One thing that I keep seeing is the HTTPS problem. I'm thinking about starting new side projects with no https anymore. I used to always enforce it, etc. and then have the URL-Rewrite rule to force all http to https.

Instead, maybe now started playing with moving this concern to CLOUDFLARE. so the only public way into my website is via CF which terminates the HTTPS connection and then passes the query to my Azure App Service website as http, accepting that the traffic from CF->Azure shouldn't be acceptable to a ManInTheMiddle attack.

This isn't a solution for all, though ... which means this problem still exists and hopefully can be resolved.

ctolkien commented 6 years ago

Instead, maybe now started playing with moving this concern to CLOUDFLARE.

We have CloudFlare do our HTTP -> HTTPS redirection currently but I'd still hesitate to remove HTTP -> HTTPS redirection rule from our site - if we happen to move away from CloudFlare, or it's temporarily disabled, etc. then it's easy to get overlooked.

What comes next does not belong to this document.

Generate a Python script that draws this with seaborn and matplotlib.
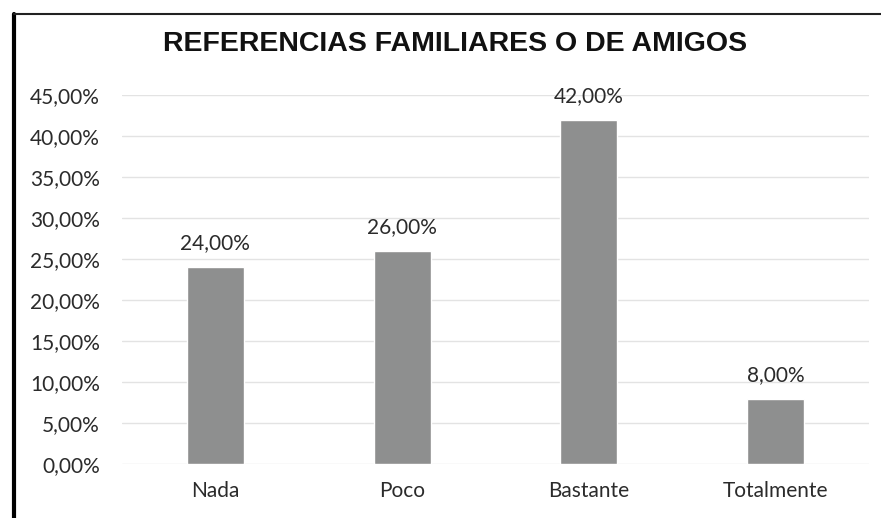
import matplotlib
matplotlib.use('Agg')
import pandas as pd
import seaborn as sb
import matplotlib.pyplot as plt
from matplotlib.lines import Line2D

# datos del grafico
categorias = ['Nada', 'Poco', 'Bastante', 'Totalmente']
porcentajes = [24.0, 26.0, 42.0, 8.0]
ticks_y = [0, 5, 10, 15, 20, 25, 30, 35, 40, 45]
titulo = 'REFERENCIAS FAMILIARES O DE AMIGOS'

df = pd.DataFrame({'categoria': categorias, 'valor': porcentajes})

sb.set_style('white')
plt.rcParams['font.family'] = ['Lato', 'DejaVu Sans']

fig = plt.figure(figsize=(8.81, 5.18), dpi=100)
ax = fig.add_axes([0.1385, 0.104, 0.848, 0.712])

sb.barplot(data=df, x='categoria', y='valor', color='#8e8f8f', width=0.305,
           saturation=1, ax=ax, zorder=3)

ax.set_ylim(0, 45)
ax.set_yticks(ticks_y)
ax.set_yticklabels([f'{t:.2f}%'.replace('.', ',') for t in ticks_y])
ax.grid(axis='y', color='#e3e3e3', linewidth=1, zorder=0)
ax.set_axisbelow(True)
for s in ax.spines.values():
    s.set_visible(False)
ax.tick_params(axis='both', length=0, labelsize=15, colors='#2b2b2b')
ax.tick_params(axis='y', pad=16)
ax.tick_params(axis='x', pad=12)
ax.set_xlabel('')
ax.set_ylabel('')

# etiquetas encima de las barras
for i, v in enumerate(porcentajes):
    ax.annotate(f'{v:.2f}%'.replace('.', ','), (i, v), xytext=(0, 10),
                textcoords='offset points', ha='center', va='bottom',
                fontsize=15, color='#2b2b2b')

fig.text(0.517, 0.915, titulo, ha='center', va='center', fontsize=20.5,
         fontweight='bold', family='Liberation Sans', color='#111111')

# marco del grafico escaneado
fig.add_artist(Line2D([0.0155, 0.0155], [0, 0.973], color='black', linewidth=3,
                      transform=fig.transFigure))
fig.add_artist(Line2D([0.0155, 1], [0.973, 0.973], color='#222222', linewidth=1.5,
                      transform=fig.transFigure))

fig.savefig('out.png', dpi=100)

At the moment, I think the best course of action is to have an IIS rule which matches on Warmup/AlwaysOn requests and then stops processing all further rules.

Canonical hostname, stripping trailing slashes, etc. there are other rules which can impact this too.

This also doesn't help with Always On either, but that is a discussion for another day.

npiasecki commented 6 years ago

While we're on the topic of restarts, the past week in East US my S2 instance has been booted to 3 different hosts, which seems a higher rate than normal (used to only happen about once every couple weeks).

In each case, the sites seem to warm up, but then I get a flurry of "can't write to filesystem" errors in my logs, and the new "Diagnose and solve problems" shows a double restart due to storage latency issues, causing 2-3 minutes of very slow response times. It's as if the system is booting me to a new host for upgrades (fine), but then after the LB switches to the new host, the new host immediately restarts due to latency, causing everything to go sideways for a few minutes.

2017-10-29_10-05-08

Has East US been just having a lot of updates this week?

ruslany commented 6 years ago

I published a blog post that explains in more details how application initialization works and how to fix most common problems related to deployment slots: "Most common deployment slot swap failures and how to fix them"

ctolkien commented 6 years ago

So, what does this do then? image

How is this implemented? What knock-ons does it have? etc...

Seems to have popped up in the last few weeks on the Custom Domains tab on App Services.